Roasted almond and espresso cannoli recipe

makes
12
Roasted almond and espresso cannoli
Roasted almond and espresso cannoli
Roasted almond and espresso cannoli
Holy cannoli, are these things good.

Ingredients (8)

  • 1/4 cup (40g) whole almonds
  • 1/3 cup (75g) caster sugar, plus extra 1 1/2 tbs
  • 500g fresh ricotta
  • 1/2 cup (125g) good-quality mascarpone
  • 1 tbs very strong espresso
  • 1 tbs amaretto liqueur (optional)
  • 1 tsp vanilla bean paste
  • 12 cannoli shells (from delis and specialty Italian food shops)

Method

  • 1.
    Preheat oven to 200°C and line a baking tray with foil.
  • 2.
    To make praline, place almonds on a second baking tray and roast for 10 minutes or until darkened. Place sugar in a small saucepan over medium heat and cook for 3-4 minutes or until a dark caramel.
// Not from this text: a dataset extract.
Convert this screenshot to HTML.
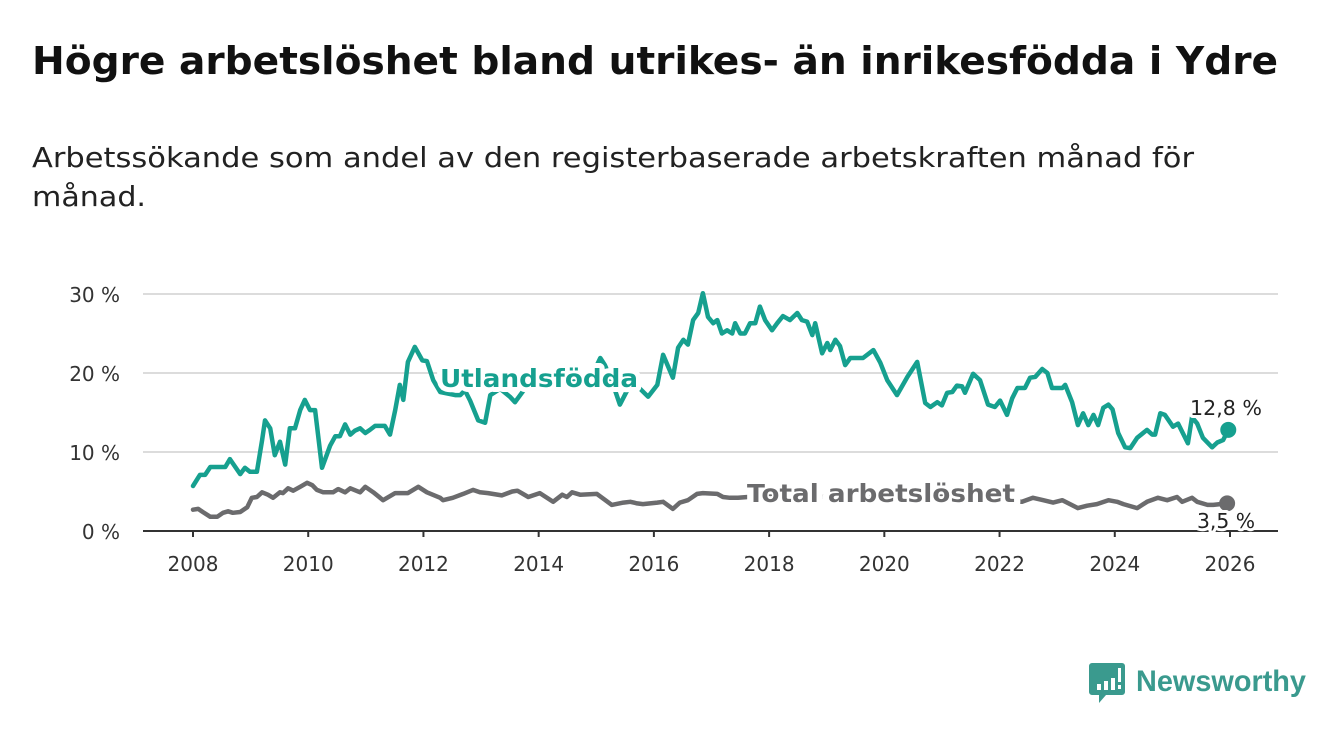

Add almonds and swirl to coat. Pour onto prepared tray, cool completely, then finely crush.
  • 3.
    By hand, whisk ricotta, mascarpone, extra sugar, espresso, amaretto, if using, and vanilla in a bowl until smooth. When ready to serve, spoon or pipe mixture into cannoli shells and scatter with praline.